**DATA EXCERPT:**
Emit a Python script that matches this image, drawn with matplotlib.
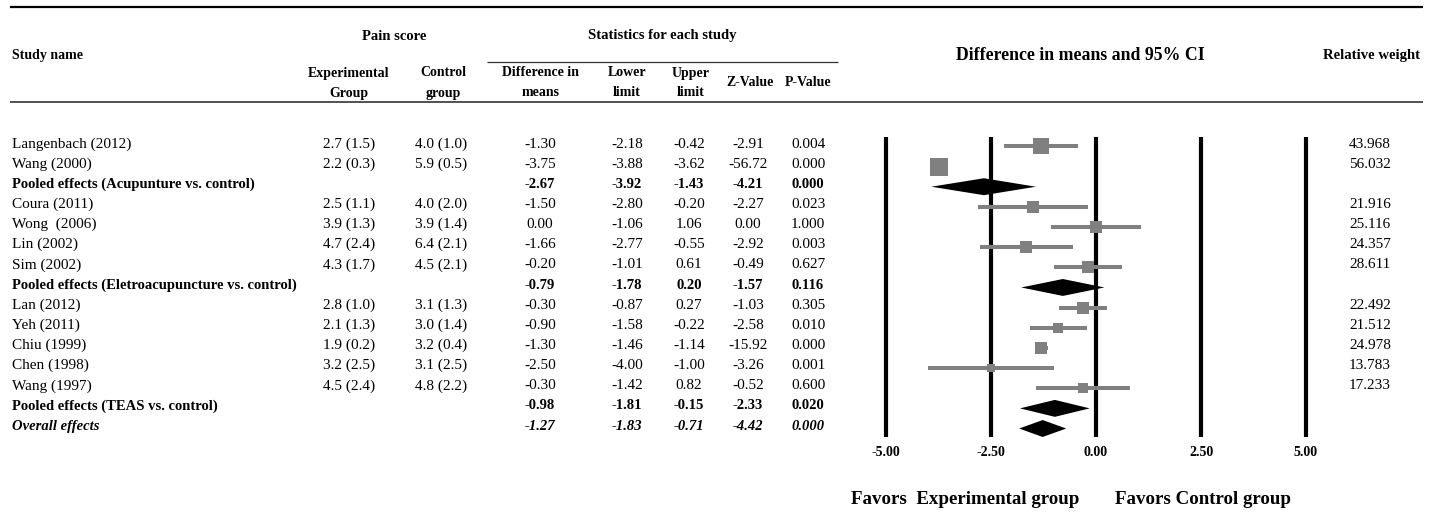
import numpy as np
import matplotlib
matplotlib.use("Agg")
import matplotlib.pyplot as plt

plt.rcParams["font.family"] = ["Liberation Serif", "DejaVu Serif"]

# dados da figura
study_names = ["Langenbach (2012)", "Wang (2000)", "Pooled effects (Acupunture vs. control)",
               "Coura (2011)", "Wong  (2006)", "Lin (2002)", "Sim (2002)",
               "Pooled effects (Eletroacupuncture vs. control)",
               "Lan (2012)", "Yeh (2011)", "Chiu (1999)", "Chen (1998)", "Wang (1997)",
               "Pooled effects (TEAS vs. control)", "Overall effects"]
row_kind = ["study", "study", "pooled",
            "study", "study", "study", "study", "pooled",
            "study", "study", "study", "study", "study",
            "pooled", "overall"]
exp_group = ["2.7 (1.5)", "2.2 (0.3)", "", "2.5 (1.1)", "3.9 (1.3)", "4.7 (2.4)", "4.3 (1.7)", "",
             "2.8 (1.0)", "2.1 (1.3)", "1.9 (0.2)", "3.2 (2.5)", "4.5 (2.4)", "", ""]
ctrl_group = ["4.0 (1.0)", "5.9 (0.5)", "", "4.0 (2.0)", "3.9 (1.4)", "6.4 (2.1)", "4.5 (2.1)", "",
              "3.1 (1.3)", "3.0 (1.4)", "3.2 (0.4)", "3.1 (2.5)", "4.8 (2.2)", "", ""]
diff_means = [-1.30, -3.75, -2.67, -1.50, 0.00, -1.66, -0.20, -0.79,
              -0.30, -0.90, -1.30, -2.50, -0.30, -0.98, -1.27]
lower_limit = [-2.18, -3.88, -3.92, -2.80, -1.06, -2.77, -1.01, -1.78,
               -0.87, -1.58, -1.46, -4.00, -1.42, -1.81, -1.83]
upper_limit = [-0.42, -3.62, -1.43, -0.20, 1.06, -0.55, 0.61, 0.20,
               0.27, -0.22, -1.14, -1.00, 0.82, -0.15, -0.71]
z_value = [-2.91, -56.72, -4.21, -2.27, 0.00, -2.92, -0.49, -1.57,
           -1.03, -2.58, -15.92, -3.26, -0.52, -2.33, -4.42]
p_value = ["0.004", "0.000", "0.000", "0.023", "1.000", "0.003", "0.627", "0.116",
           "0.305", "0.010", "0.000", "0.001", "0.600", "0.020", "0.000"]
rel_weight = [43.968, 56.032, None, 21.916, 25.116, 24.357, 28.611, None,
              22.492, 21.512, 24.978, 13.783, 17.233, None, None]
x_ticks = [-5.0, -2.5, 0.0, 2.5, 5.0]

W, H = 1435, 513
y0, dy = 144, 20.15   # posicao da primeira linha e espacamento (px)
grey = "#808080"

def py(y):
    # pixel vertical -> unidade de linha
    return (y - y0) / dy

ylim = (py(H), py(0))

fig = plt.figure(figsize=(W / 100, H / 100), dpi=100)

# eixo da tabela (x em pixels, y em linhas)
tab = fig.add_axes([0, 0, 1, 1])
tab.set_xlim(0, W)
tab.set_ylim(*ylim)
tab.axis("off")

# linhas horizontais
tab.hlines(py(7), 10, 1423, color="black", lw=1.6)
tab.hlines(py(102), 10, 1423, color="#333333", lw=1.2)
tab.hlines(py(62), 487, 838, color="#333333", lw=0.9)

hb = dict(fontweight="bold", va="center")
tab.text(12, py(55), "Study name", ha="left", fontsize=10, **hb)
tab.text(394, py(36), "Pain score", ha="center", fontsize=10.5, **hb)
tab.text(349, py(73), "Experimental", ha="center", fontsize=10, **hb)
tab.text(349, py(93), "Group", ha="center", fontsize=10, **hb)
tab.text(443, py(73), "Control", ha="center", fontsize=10, **hb)
tab.text(443, py(93), "group", ha="center", fontsize=10, **hb)
tab.text(662, py(36), "Statistics for each study", ha="center", fontsize=10.5, **hb)
tab.text(541, py(73), "Difference in", ha="center", fontsize=10, **hb)
tab.text(541, py(93), "means", ha="center", fontsize=10, **hb)
tab.text(627, py(73), "Lower", ha="center", fontsize=10, **hb)
tab.text(627, py(93), "limit", ha="center", fontsize=10, **hb)
tab.text(691, py(73), "Upper", ha="center", fontsize=10, **hb)
tab.text(691, py(93), "limit", ha="center", fontsize=10, **hb)
tab.text(750, py(83), "Z-Value", ha="center", fontsize=10, **hb)
tab.text(808, py(83), "P-Value", ha="center", fontsize=10, **hb)
tab.text(1080, py(55), "Difference in means and 95% CI", ha="center", fontsize=12.8, **hb)
tab.text(1372, py(55), "Relative weight", ha="center", fontsize=10.6, **hb)

tab.text(851, py(500), "Favors  Experimental group", ha="left", fontsize=13.6, **hb)
tab.text(1115, py(500), "Favors Control group", ha="left", fontsize=13.6, **hb)

for i in range(len(study_names)):
    kind = row_kind[i]
    fw = "normal" if kind == "study" else "bold"
    st = "italic" if kind == "overall" else "normal"
    fs = 11 if kind == "study" else 10.5
    kw = dict(fontsize=fs, fontweight=fw, fontstyle=st, va="center")
    tab.text(12, i, study_names[i], ha="left", **kw)
    tab.text(349, i, exp_group[i], ha="center", **kw)
    tab.text(441, i, ctrl_group[i], ha="center", **kw)
    tab.text(540, i, f"{diff_means[i]:.2f}", ha="center", **kw)
    tab.text(627, i, f"{lower_limit[i]:.2f}", ha="center", **kw)
    tab.text(689, i, f"{upper_limit[i]:.2f}", ha="center", **kw)
    tab.text(748, i, f"{z_value[i]:.2f}", ha="center", **kw)
    tab.text(808, i, p_value[i], ha="center", **kw)
    if rel_weight[i] is not None:
        tab.text(1370, i, f"{rel_weight[i]:.3f}", ha="center", **kw)

# eixo do forest plot
ax = fig.add_axes([886 / W, 0, (1306 - 886) / W, 1])
ax.set_xlim(x_ticks[0], x_ticks[-1])
ax.set_ylim(*ylim)
ax.axis("off")

ax.vlines(x_ticks, py(137), py(437), color="black", lw=3, clip_on=False)
for t in x_ticks:
    ax.text(t, py(453), f"{t:.2f}", ha="center", va="center", fontsize=10,
            fontweight="bold", clip_on=False)

for i in range(len(study_names)):
    kind = row_kind[i]
    if kind == "study":
        ax.hlines(i + 0.12, lower_limit[i], upper_limit[i], color=grey, lw=2.9, zorder=3)
        size_px = 2.35 * np.sqrt(rel_weight[i])
        ax.plot(diff_means[i], i + 0.12, marker="s", color=grey, ms=size_px * 0.72,
                mew=0, zorder=4, clip_on=False)
    else:
        h = 0.42
        ax.fill([lower_limit[i], diff_means[i], upper_limit[i], diff_means[i]],
                [i + 0.12, i + 0.12 - h, i + 0.12, i + 0.12 + h],
                color="black", lw=0, zorder=5)

fig.savefig("out.png", dpi=100)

**GOAL OF THE EXERCISE:** Reproduce the material in full, word for word, and omit the pictures.

**FINAL RESULT:**
Emit a Python script that matches this image, drawn with matplotlib.
import numpy as np
import matplotlib
matplotlib.use("Agg")
import matplotlib.pyplot as plt

plt.rcParams["font.family"] = ["Liberation Serif", "DejaVu Serif"]

# dados da figura
study_names = ["Langenbach (2012)", "Wang (2000)", "Pooled effects (Acupunture vs. control)",
               "Coura (2011)", "Wong  (2006)", "Lin (2002)", "Sim (2002)",
               "Pooled effects (Eletroacupuncture vs. control)",
               "Lan (2012)", "Yeh (2011)", "Chiu (1999)", "Chen (1998)", "Wang (1997)",
               "Pooled effects (TEAS vs. control)", "Overall effects"]
row_kind = ["study", "study", "pooled",
            "study", "study", "study", "study", "pooled",
            "study", "study", "study", "study", "study",
            "pooled", "overall"]
exp_group = ["2.7 (1.5)", "2.2 (0.3)", "", "2.5 (1.1)", "3.9 (1.3)", "4.7 (2.4)", "4.3 (1.7)", "",
             "2.8 (1.0)", "2.1 (1.3)", "1.9 (0.2)", "3.2 (2.5)", "4.5 (2.4)", "", ""]
ctrl_group = ["4.0 (1.0)", "5.9 (0.5)", "", "4.0 (2.0)", "3.9 (1.4)", "6.4 (2.1)", "4.5 (2.1)", "",
              "3.1 (1.3)", "3.0 (1.4)", "3.2 (0.4)", "3.1 (2.5)", "4.8 (2.2)", "", ""]
diff_means = [-1.30, -3.75, -2.67, -1.50, 0.00, -1.66, -0.20, -0.79,
              -0.30, -0.90, -1.30, -2.50, -0.30, -0.98, -1.27]
lower_limit = [-2.18, -3.88, -3.92, -2.80, -1.06, -2.77, -1.01, -1.78,
               -0.87, -1.58, -1.46, -4.00, -1.42, -1.81, -1.83]
upper_limit = [-0.42, -3.62, -1.43, -0.20, 1.06, -0.55, 0.61, 0.20,
               0.27, -0.22, -1.14, -1.00, 0.82, -0.15, -0.71]
z_value = [-2.91, -56.72, -4.21, -2.27, 0.00, -2.92, -0.49, -1.57,
           -1.03, -2.58, -15.92, -3.26, -0.52, -2.33, -4.42]
p_value = ["0.004", "0.000", "0.000", "0.023", "1.000", "0.003", "0.627", "0.116",
           "0.305", "0.010", "0.000", "0.001", "0.600", "0.020", "0.000"]
rel_weight = [43.968, 56.032, None, 21.916, 25.116, 24.357, 28.611, None,
              22.492, 21.512, 24.978, 13.783, 17.233, None, None]
x_ticks = [-5.0, -2.5, 0.0, 2.5, 5.0]

W, H = 1435, 513
y0, dy = 144, 20.15   # posicao da primeira linha e espacamento (px)
grey = "#808080"

def py(y):
    # pixel vertical -> unidade de linha
    return (y - y0) / dy

ylim = (py(H), py(0))

fig = plt.figure(figsize=(W / 100, H / 100), dpi=100)

# eixo da tabela (x em pixels, y em linhas)
tab = fig.add_axes([0, 0, 1, 1])
tab.set_xlim(0, W)
tab.set_ylim(*ylim)
tab.axis("off")

# linhas horizontais
tab.hlines(py(7), 10, 1423, color="black", lw=1.6)
tab.hlines(py(102), 10, 1423, color="#333333", lw=1.2)
tab.hlines(py(62), 487, 838, color="#333333", lw=0.9)

hb = dict(fontweight="bold", va="center")
tab.text(12, py(55), "Study name", ha="left", fontsize=10, **hb)
tab.text(394, py(36), "Pain score", ha="center", fontsize=10.5, **hb)
tab.text(349, py(73), "Experimental", ha="center", fontsize=10, **hb)
tab.text(349, py(93), "Group", ha="center", fontsize=10, **hb)
tab.text(443, py(73), "Control", ha="center", fontsize=10, **hb)
tab.text(443, py(93), "group", ha="center", fontsize=10, **hb)
tab.text(662, py(36), "Statistics for each study", ha="center", fontsize=10.5, **hb)
tab.text(541, py(73), "Difference in", ha="center", fontsize=10, **hb)
tab.text(541, py(93), "means", ha="center", fontsize=10, **hb)
tab.text(627, py(73), "Lower", ha="center", fontsize=10, **hb)
tab.text(627, py(93), "limit", ha="center", fontsize=10, **hb)
tab.text(691, py(73), "Upper", ha="center", fontsize=10, **hb)
tab.text(691, py(93), "limit", ha="center", fontsize=10, **hb)
tab.text(750, py(83), "Z-Value", ha="center", fontsize=10, **hb)
tab.text(808, py(83), "P-Value", ha="center", fontsize=10, **hb)
tab.text(1080, py(55), "Difference in means and 95% CI", ha="center", fontsize=12.8, **hb)
tab.text(1372, py(55), "Relative weight", ha="center", fontsize=10.6, **hb)

tab.text(851, py(500), "Favors  Experimental group", ha="left", fontsize=13.6, **hb)
tab.text(1115, py(500), "Favors Control group", ha="left", fontsize=13.6, **hb)

for i in range(len(study_names)):
    kind = row_kind[i]
    fw = "normal" if kind == "study" else "bold"
    st = "italic" if kind == "overall" else "normal"
    fs = 11 if kind == "study" else 10.5
    kw = dict(fontsize=fs, fontweight=fw, fontstyle=st, va="center")
    tab.text(12, i, study_names[i], ha="left", **kw)
    tab.text(349, i, exp_group[i], ha="center", **kw)
    tab.text(441, i, ctrl_group[i], ha="center", **kw)
    tab.text(540, i, f"{diff_means[i]:.2f}", ha="center", **kw)
    tab.text(627, i, f"{lower_limit[i]:.2f}", ha="center", **kw)
    tab.text(689, i, f"{upper_limit[i]:.2f}", ha="center", **kw)
    tab.text(748, i, f"{z_value[i]:.2f}", ha="center", **kw)
    tab.text(808, i, p_value[i], ha="center", **kw)
    if rel_weight[i] is not None:
        tab.text(1370, i, f"{rel_weight[i]:.3f}", ha="center", **kw)

# eixo do forest plot
ax = fig.add_axes([886 / W, 0, (1306 - 886) / W, 1])
ax.set_xlim(x_ticks[0], x_ticks[-1])
ax.set_ylim(*ylim)
ax.axis("off")

ax.vlines(x_ticks, py(137), py(437), color="black", lw=3, clip_on=False)
for t in x_ticks:
    ax.text(t, py(453), f"{t:.2f}", ha="center", va="center", fontsize=10,
            fontweight="bold", clip_on=False)

for i in range(len(study_names)):
    kind = row_kind[i]
    if kind == "study":
        ax.hlines(i + 0.12, lower_limit[i], upper_limit[i], color=grey, lw=2.9, zorder=3)
        size_px = 2.35 * np.sqrt(rel_weight[i])
        ax.plot(diff_means[i], i + 0.12, marker="s", color=grey, ms=size_px * 0.72,
                mew=0, zorder=4, clip_on=False)
    else:
        h = 0.42
        ax.fill([lower_limit[i], diff_means[i], upper_limit[i], diff_means[i]],
                [i + 0.12, i + 0.12 - h, i + 0.12, i + 0.12 + h],
                color="black", lw=0, zorder=5)

fig.savefig("out.png", dpi=100)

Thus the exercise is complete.